Plotting code records:
........

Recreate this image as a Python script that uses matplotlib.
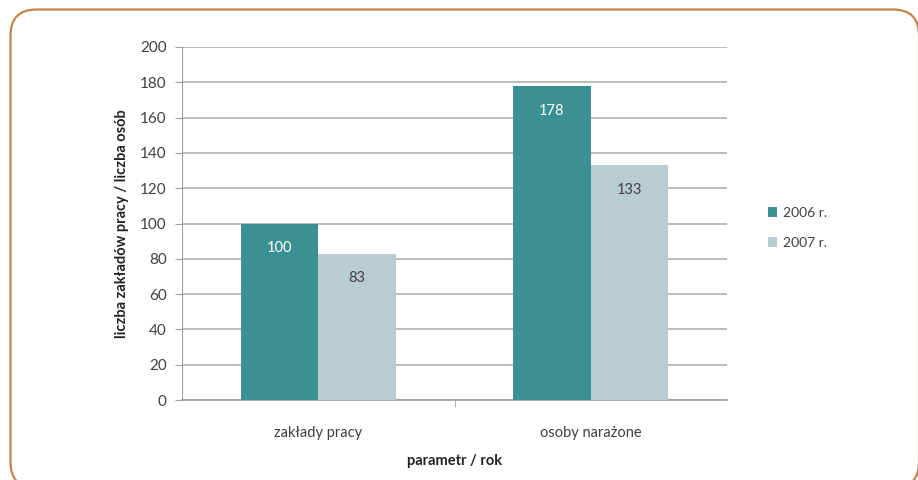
import numpy as np
import matplotlib.pyplot as plt
from matplotlib.patches import FancyBboxPatch

categories = ['zakłady pracy', 'osoby narażone']
series_names = ['2006 r.', '2007 r.']
values_2006 = [100, 178]
values_2007 = [83, 133]
yticks = [0, 20, 40, 60, 80, 100, 120, 140, 160, 180, 200]

c2006 = '#3b9093'
c2007 = '#b8cdd2'
txt = '#404040'

plt.rcParams['font.family'] = ['Lato', 'DejaVu Sans']

W, H = 918, 480
fig = plt.figure(figsize=(W / 100, H / 100), dpi=100)

# background axes in pixel units (y up), for the rounded orange frame
bg = fig.add_axes([0, 0, 1, 1])
bg.set_xlim(0, W)
bg.set_ylim(0, H)
bg.axis('off')
bg.add_patch(FancyBboxPatch((10.5, H - 488), 919 - 10.5, 488 - 9.5,
                            boxstyle='round,pad=0,rounding_size=26',
                            fill=False, edgecolor='#c8834b', linewidth=1.6,
                            clip_on=False))

ax = fig.add_axes([182 / W, 1 - 400 / H, (727 - 182) / W, (400 - 47) / H])

x = np.arange(len(categories))
w = 0.285
b1 = ax.bar(x - w / 2, values_2006, w, color=c2006, label=series_names[0], zorder=3)
b2 = ax.bar(x + w / 2, values_2007, w, color=c2007, label=series_names[1], zorder=3)

for rect, v in zip(b1, values_2006):
    ax.text(rect.get_x() + rect.get_width() / 2, v - 14, str(v), ha='center', va='center',
            color='white', fontsize=10.5)
for rect, v in zip(b2, values_2007):
    ax.text(rect.get_x() + rect.get_width() / 2, v - 14, str(v), ha='center', va='center',
            color=txt, fontsize=10.5)

ax.set_xlim(-0.5, 1.5)
ax.set_ylim(0, 200)
ax.set_yticks(yticks)
ax.set_xticks(x)
ax.set_xticklabels(categories)
ax.set_xticks([0.5], minor=True)
ax.tick_params(axis='x', which='major', length=0, pad=19, labelsize=10.5, labelcolor=txt)
ax.tick_params(axis='x', which='minor', length=5, color='#a0a0a0')
ax.tick_params(axis='y', length=5, color='#a0a0a0', labelsize=11, labelcolor=txt, pad=6)
ax.yaxis.grid(True, color='#b0b0b0', linewidth=1.2, zorder=0)
ax.set_axisbelow(True)
for s in ['top', 'right']:
    ax.spines[s].set_visible(False)
ax.spines['left'].set_color('#a0a0a0')
ax.spines['bottom'].set_color('#a0a0a0')
ax.spines['bottom'].set_linewidth(1.2)

ax.set_ylabel('liczba zakładów pracy / liczba osób', fontsize=10.5, fontweight='bold',
              color='#222222', labelpad=8)
ax.set_xlabel('parametr / rok', fontsize=10.5, fontweight='bold', color='#222222', labelpad=10)

fig.legend(handles=[b1, b2], labels=series_names, loc='center left',
           bbox_to_anchor=(755 / W, 1 - 228 / H), frameon=False, fontsize=10,
           handlelength=0.7, handleheight=0.7, handletextpad=0.4, labelspacing=1.3,
           labelcolor=txt)

fig.savefig('out.png', dpi=100)
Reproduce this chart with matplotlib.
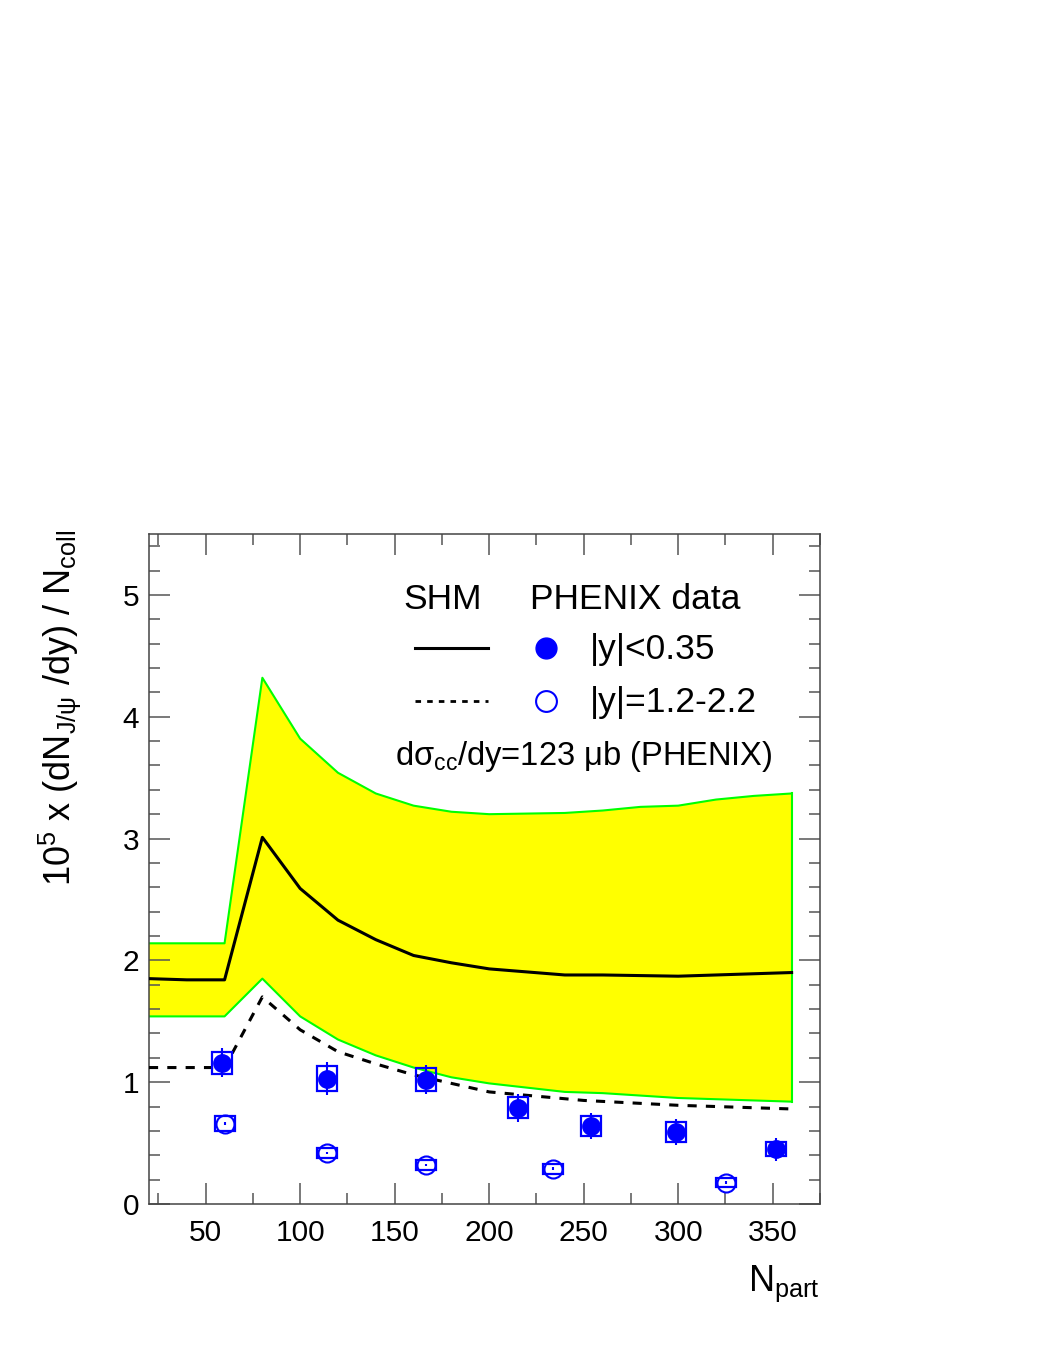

........

**Task description:** Pictures in the data above should not be copied; transcribe everything else exactly.

**Exercise output:**
Recreate this image as a Python script that uses matplotlib.
import numpy as np
import matplotlib.pyplot as plt
from matplotlib.patches import FancyBboxPatch

categories = ['zakłady pracy', 'osoby narażone']
series_names = ['2006 r.', '2007 r.']
values_2006 = [100, 178]
values_2007 = [83, 133]
yticks = [0, 20, 40, 60, 80, 100, 120, 140, 160, 180, 200]

c2006 = '#3b9093'
c2007 = '#b8cdd2'
txt = '#404040'

plt.rcParams['font.family'] = ['Lato', 'DejaVu Sans']

W, H = 918, 480
fig = plt.figure(figsize=(W / 100, H / 100), dpi=100)

# background axes in pixel units (y up), for the rounded orange frame
bg = fig.add_axes([0, 0, 1, 1])
bg.set_xlim(0, W)
bg.set_ylim(0, H)
bg.axis('off')
bg.add_patch(FancyBboxPatch((10.5, H - 488), 919 - 10.5, 488 - 9.5,
                            boxstyle='round,pad=0,rounding_size=26',
                            fill=False, edgecolor='#c8834b', linewidth=1.6,
                            clip_on=False))

ax = fig.add_axes([182 / W, 1 - 400 / H, (727 - 182) / W, (400 - 47) / H])

x = np.arange(len(categories))
w = 0.285
b1 = ax.bar(x - w / 2, values_2006, w, color=c2006, label=series_names[0], zorder=3)
b2 = ax.bar(x + w / 2, values_2007, w, color=c2007, label=series_names[1], zorder=3)

for rect, v in zip(b1, values_2006):
    ax.text(rect.get_x() + rect.get_width() / 2, v - 14, str(v), ha='center', va='center',
            color='white', fontsize=10.5)
for rect, v in zip(b2, values_2007):
    ax.text(rect.get_x() + rect.get_width() / 2, v - 14, str(v), ha='center', va='center',
            color=txt, fontsize=10.5)

ax.set_xlim(-0.5, 1.5)
ax.set_ylim(0, 200)
ax.set_yticks(yticks)
ax.set_xticks(x)
ax.set_xticklabels(categories)
ax.set_xticks([0.5], minor=True)
ax.tick_params(axis='x', which='major', length=0, pad=19, labelsize=10.5, labelcolor=txt)
ax.tick_params(axis='x', which='minor', length=5, color='#a0a0a0')
ax.tick_params(axis='y', length=5, color='#a0a0a0', labelsize=11, labelcolor=txt, pad=6)
ax.yaxis.grid(True, color='#b0b0b0', linewidth=1.2, zorder=0)
ax.set_axisbelow(True)
for s in ['top', 'right']:
    ax.spines[s].set_visible(False)
ax.spines['left'].set_color('#a0a0a0')
ax.spines['bottom'].set_color('#a0a0a0')
ax.spines['bottom'].set_linewidth(1.2)

ax.set_ylabel('liczba zakładów pracy / liczba osób', fontsize=10.5, fontweight='bold',
              color='#222222', labelpad=8)
ax.set_xlabel('parametr / rok', fontsize=10.5, fontweight='bold', color='#222222', labelpad=10)

fig.legend(handles=[b1, b2], labels=series_names, loc='center left',
           bbox_to_anchor=(755 / W, 1 - 228 / H), frameon=False, fontsize=10,
           handlelength=0.7, handleheight=0.7, handletextpad=0.4, labelspacing=1.3,
           labelcolor=txt)

fig.savefig('out.png', dpi=100)
Reproduce this chart with matplotlib.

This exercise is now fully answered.